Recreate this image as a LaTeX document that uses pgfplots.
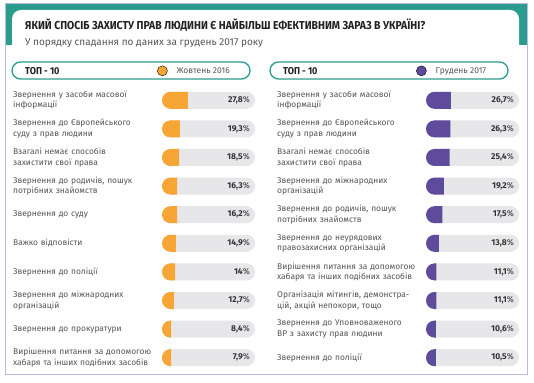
\documentclass[border=0pt]{standalone}
\usepackage{pgfplots}
\pgfplotsset{compat=1.18}
\usepackage{pgfplotstable}
\usepackage{fontspec}
\setmainfont{Fira Sans}
\newfontfamily\condfont[FakeStretch=0.905]{Fira Sans}
\definecolor{tealc}{HTML}{2A9C8E}
\definecolor{framec}{HTML}{B9BAE0}
\definecolor{orangec}{HTML}{F7A534}
\definecolor{purplec}{HTML}{5E4B9C}
\definecolor{trackc}{HTML}{E7E7E9}
\definecolor{labc}{HTML}{555555}
\definecolor{valc}{HTML}{333333}

% left half-disc mark (rounded left end of a filled bar)
\pgfdeclareplotmark{lhd}{%
  \pgfpathmoveto{\pgfqpoint{0.6pt}{\pgfplotmarksize}}%
  \pgfpathlineto{\pgfqpoint{0pt}{\pgfplotmarksize}}%
  \pgfpatharc{90}{270}{\pgfplotmarksize}%
  \pgfpathlineto{\pgfqpoint{0.6pt}{-\pgfplotmarksize}}%
  \pgfpathclose
  \pgfusepathqfill}

\pgfplotstableread{
row val
1 27.8
2 19.3
3 18.5
4 16.3
5 16.2
6 14.9
7 14
8 12.7
9 8.4
10 7.9
}\lefttab
\pgfplotstableread{
row val
1 26.7
2 26.3
3 25.4
4 19.2
5 17.5
6 13.8
7 11.1
8 11.1
9 10.6
10 10.5
}\righttab

\pgfplotsset{
  geom/.style={
    scale only axis, width=93pt, height=286pt,
    ymin=0.5, ymax=10.5, y dir=reverse, clip=false,
  },
  panel/.style={geom,
    xmin=0, xmax=100,
    axis line style={draw=none}, xtick=\empty, ytick={1,...,10},
    major tick length=0pt,
    yticklabel style={anchor=west, text width=145pt, align=left, inner sep=0pt,
      font=\fontsize{8.4}{10.5}\selectfont, text=labc},
    /pgf/number format/.cd, fixed, precision=1, use comma, assume math mode=true,
  },
  overlay/.style={geom, hide axis, xmin=-9.14, xmax=90.86},
  trackplot/.style={xbar, bar width=17pt, fill=trackc, draw=none, rounded corners=8.5pt,
    point meta=explicit,
    nodes near coords={\textbf{\pgfmathprintnumber{\pgfplotspointmeta}}\%},
    nodes near coords align={anchor=east},
    every node near coord/.append style={anchor=east, xshift=-5pt, text=valc,
      font=\fontsize{8.5}{10}\selectfont, inner sep=0pt}},
  capplot/.style={only marks, mark=lhd, mark size=8.5pt},
  barplot/.style={xbar, bar width=17pt, draw=none},
}

\begin{document}
\begin{tikzpicture}[x=1pt,y=1pt]
\path[use as bounding box] (0,0) rectangle (534,382);
\fill[tealc] (5,337) rectangle (527,379);
\fill[white, rounded corners=9pt] (12,8) rectangle (519,372);
\draw[framec, line width=0.8pt] (5,8) rectangle (527,379);
\node[anchor=base west, inner sep=0pt, text=black!87] at (25,352)
  {\condfont\bfseries\fontsize{11.5}{13}\selectfont ЯКИЙ СПОСІБ ЗАХИСТУ ПРАВ ЛЮДИНИ Є НАЙБІЛЬШ ЕФЕКТИВНИМ ЗАРАЗ В УКРАЇНІ?};
\node[anchor=base west, inner sep=0pt, text=labc] at (25,336.5)
  {\fontsize{10}{12}\selectfont У порядку спадання по даних за грудень 2017 року};
% pills
\draw[tealc, line width=1.3pt, rounded corners=8.5pt] (12,303) rectangle (250,320);
\draw[tealc, line width=1.3pt, rounded corners=8.5pt] (270,303) rectangle (508,320);
\node[anchor=base west, inner sep=0pt, text=black!87] at (25,307)
  {\condfont\bfseries\fontsize{10}{12}\selectfont ТОП - 10};
\node[anchor=base west, inner sep=0pt, text=black!87] at (283,307)
  {\condfont\bfseries\fontsize{10}{12}\selectfont ТОП - 10};

% ---------- left panel ----------
\begin{axis}[panel, at={(162pt,296pt)}, anchor=north west,
  yticklabel style={xshift=-149pt},
  yticklabels={{Звернення у засоби масової\\інформації},
    {Звернення до Європейського\\суду з прав людини},
    {Взагалі немає способів\\захистити свої права},
    {Звернення до родичів, пошук\\потрібних знайомств},
    {Звернення до суду},
    {Важко відповісти},
    {Звернення до поліції},
    {Звернення до міжнародних\\організацій},
    {Звернення до прокуратури},
    {Вирішення питання за допомогою\\хабаря та інших подібних засобів}},
  legend style={at={(axis description cs:-0.054,1.053)}, anchor=west, draw=none, fill=none,
    inner sep=0pt, font=\fontsize{8.5}{10}\selectfont, text=labc},
  legend image code/.code={\fill[#1] (5pt,0pt) circle (5pt); \path (17pt,0pt);},
]
\addlegendimage{fill=orangec}
\addlegendentry{Жовтень 2016}
\addplot[trackplot] table[x expr=100, y=row, meta=val] {\lefttab};
\addplot[capplot, orangec] table[x expr=9.14, y=row] {\lefttab};
\end{axis}
\begin{axis}[overlay, at={(162pt,296pt)}, anchor=north west]
\addplot[barplot, fill=orangec] table[x expr=\thisrow{val}-9.14, y=row] {\lefttab};
\end{axis}

% ---------- right panel ----------
\begin{axis}[panel, at={(426pt,296pt)}, anchor=north west,
  yticklabel style={xshift=-149pt},
  yticklabels={{Звернення у засоби масової\\інформації},
    {Звернення до Європейського\\суду з прав людини},
    {Взагалі немає способів\\захистити свої права},
    {Звернення до міжнародних\\організацій},
    {Звернення до родичів, пошук\\потрібних знайомств},
    {Звернення до неурядових\\правозахисних організацій},
    {Вирішення питання за допомогою\\хабаря та інших подібних засобів},
    {Організація мітингів, демонстра-\\цій, акцій непокори, тощо},
    {Звернення до Уповноваженого\\ВР з захисту прав людини},
    {Звернення до поліції}},
  legend style={at={(axis description cs:-0.1075,1.053)}, anchor=west, draw=none, fill=none,
    inner sep=0pt, font=\fontsize{8.5}{10}\selectfont, text=labc},
  legend image code/.code={\fill[#1] (5pt,0pt) circle (5pt); \path (17pt,0pt);},
]
\addlegendimage{fill=purplec}
\addlegendentry{Грудень 2017}
\addplot[trackplot] table[x expr=100, y=row, meta=val] {\righttab};
\addplot[capplot, purplec] table[x expr=9.14, y=row] {\righttab};
\end{axis}
\begin{axis}[overlay, at={(426pt,296pt)}, anchor=north west]
\addplot[barplot, fill=purplec] table[x expr=\thisrow{val}-9.14, y=row] {\righttab};
\end{axis}
\end{tikzpicture}
\end{document}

☆ ☆ ☆ ☆ ☆

Without the pictures, retype the whole of the material above exactly.

Recreate this image as a LaTeX document that uses pgfplots.
\documentclass[border=0pt]{standalone}
\usepackage{pgfplots}
\pgfplotsset{compat=1.18}
\usepackage{pgfplotstable}
\usepackage{fontspec}
\setmainfont{Fira Sans}
\newfontfamily\condfont[FakeStretch=0.905]{Fira Sans}
\definecolor{tealc}{HTML}{2A9C8E}
\definecolor{framec}{HTML}{B9BAE0}
\definecolor{orangec}{HTML}{F7A534}
\definecolor{purplec}{HTML}{5E4B9C}
\definecolor{trackc}{HTML}{E7E7E9}
\definecolor{labc}{HTML}{555555}
\definecolor{valc}{HTML}{333333}

% left half-disc mark (rounded left end of a filled bar)
\pgfdeclareplotmark{lhd}{%
  \pgfpathmoveto{\pgfqpoint{0.6pt}{\pgfplotmarksize}}%
  \pgfpathlineto{\pgfqpoint{0pt}{\pgfplotmarksize}}%
  \pgfpatharc{90}{270}{\pgfplotmarksize}%
  \pgfpathlineto{\pgfqpoint{0.6pt}{-\pgfplotmarksize}}%
  \pgfpathclose
  \pgfusepathqfill}

\pgfplotstableread{
row val
1 27.8
2 19.3
3 18.5
4 16.3
5 16.2
6 14.9
7 14
8 12.7
9 8.4
10 7.9
}\lefttab
\pgfplotstableread{
row val
1 26.7
2 26.3
3 25.4
4 19.2
5 17.5
6 13.8
7 11.1
8 11.1
9 10.6
10 10.5
}\righttab

\pgfplotsset{
  geom/.style={
    scale only axis, width=93pt, height=286pt,
    ymin=0.5, ymax=10.5, y dir=reverse, clip=false,
  },
  panel/.style={geom,
    xmin=0, xmax=100,
    axis line style={draw=none}, xtick=\empty, ytick={1,...,10},
    major tick length=0pt,
    yticklabel style={anchor=west, text width=145pt, align=left, inner sep=0pt,
      font=\fontsize{8.4}{10.5}\selectfont, text=labc},
    /pgf/number format/.cd, fixed, precision=1, use comma, assume math mode=true,
  },
  overlay/.style={geom, hide axis, xmin=-9.14, xmax=90.86},
  trackplot/.style={xbar, bar width=17pt, fill=trackc, draw=none, rounded corners=8.5pt,
    point meta=explicit,
    nodes near coords={\textbf{\pgfmathprintnumber{\pgfplotspointmeta}}\%},
    nodes near coords align={anchor=east},
    every node near coord/.append style={anchor=east, xshift=-5pt, text=valc,
      font=\fontsize{8.5}{10}\selectfont, inner sep=0pt}},
  capplot/.style={only marks, mark=lhd, mark size=8.5pt},
  barplot/.style={xbar, bar width=17pt, draw=none},
}

\begin{document}
\begin{tikzpicture}[x=1pt,y=1pt]
\path[use as bounding box] (0,0) rectangle (534,382);
\fill[tealc] (5,337) rectangle (527,379);
\fill[white, rounded corners=9pt] (12,8) rectangle (519,372);
\draw[framec, line width=0.8pt] (5,8) rectangle (527,379);
\node[anchor=base west, inner sep=0pt, text=black!87] at (25,352)
  {\condfont\bfseries\fontsize{11.5}{13}\selectfont ЯКИЙ СПОСІБ ЗАХИСТУ ПРАВ ЛЮДИНИ Є НАЙБІЛЬШ ЕФЕКТИВНИМ ЗАРАЗ В УКРАЇНІ?};
\node[anchor=base west, inner sep=0pt, text=labc] at (25,336.5)
  {\fontsize{10}{12}\selectfont У порядку спадання по даних за грудень 2017 року};
% pills
\draw[tealc, line width=1.3pt, rounded corners=8.5pt] (12,303) rectangle (250,320);
\draw[tealc, line width=1.3pt, rounded corners=8.5pt] (270,303) rectangle (508,320);
\node[anchor=base west, inner sep=0pt, text=black!87] at (25,307)
  {\condfont\bfseries\fontsize{10}{12}\selectfont ТОП - 10};
\node[anchor=base west, inner sep=0pt, text=black!87] at (283,307)
  {\condfont\bfseries\fontsize{10}{12}\selectfont ТОП - 10};

% ---------- left panel ----------
\begin{axis}[panel, at={(162pt,296pt)}, anchor=north west,
  yticklabel style={xshift=-149pt},
  yticklabels={{Звернення у засоби масової\\інформації},
    {Звернення до Європейського\\суду з прав людини},
    {Взагалі немає способів\\захистити свої права},
    {Звернення до родичів, пошук\\потрібних знайомств},
    {Звернення до суду},
    {Важко відповісти},
    {Звернення до поліції},
    {Звернення до міжнародних\\організацій},
    {Звернення до прокуратури},
    {Вирішення питання за допомогою\\хабаря та інших подібних засобів}},
  legend style={at={(axis description cs:-0.054,1.053)}, anchor=west, draw=none, fill=none,
    inner sep=0pt, font=\fontsize{8.5}{10}\selectfont, text=labc},
  legend image code/.code={\fill[#1] (5pt,0pt) circle (5pt); \path (17pt,0pt);},
]
\addlegendimage{fill=orangec}
\addlegendentry{Жовтень 2016}
\addplot[trackplot] table[x expr=100, y=row, meta=val] {\lefttab};
\addplot[capplot, orangec] table[x expr=9.14, y=row] {\lefttab};
\end{axis}
\begin{axis}[overlay, at={(162pt,296pt)}, anchor=north west]
\addplot[barplot, fill=orangec] table[x expr=\thisrow{val}-9.14, y=row] {\lefttab};
\end{axis}

% ---------- right panel ----------
\begin{axis}[panel, at={(426pt,296pt)}, anchor=north west,
  yticklabel style={xshift=-149pt},
  yticklabels={{Звернення у засоби масової\\інформації},
    {Звернення до Європейського\\суду з прав людини},
    {Взагалі немає способів\\захистити свої права},
    {Звернення до міжнародних\\організацій},
    {Звернення до родичів, пошук\\потрібних знайомств},
    {Звернення до неурядових\\правозахисних організацій},
    {Вирішення питання за допомогою\\хабаря та інших подібних засобів},
    {Організація мітингів, демонстра-\\цій, акцій непокори, тощо},
    {Звернення до Уповноваженого\\ВР з захисту прав людини},
    {Звернення до поліції}},
  legend style={at={(axis description cs:-0.1075,1.053)}, anchor=west, draw=none, fill=none,
    inner sep=0pt, font=\fontsize{8.5}{10}\selectfont, text=labc},
  legend image code/.code={\fill[#1] (5pt,0pt) circle (5pt); \path (17pt,0pt);},
]
\addlegendimage{fill=purplec}
\addlegendentry{Грудень 2017}
\addplot[trackplot] table[x expr=100, y=row, meta=val] {\righttab};
\addplot[capplot, purplec] table[x expr=9.14, y=row] {\righttab};
\end{axis}
\begin{axis}[overlay, at={(426pt,296pt)}, anchor=north west]
\addplot[barplot, fill=purplec] table[x expr=\thisrow{val}-9.14, y=row] {\righttab};
\end{axis}
\end{tikzpicture}
\end{document}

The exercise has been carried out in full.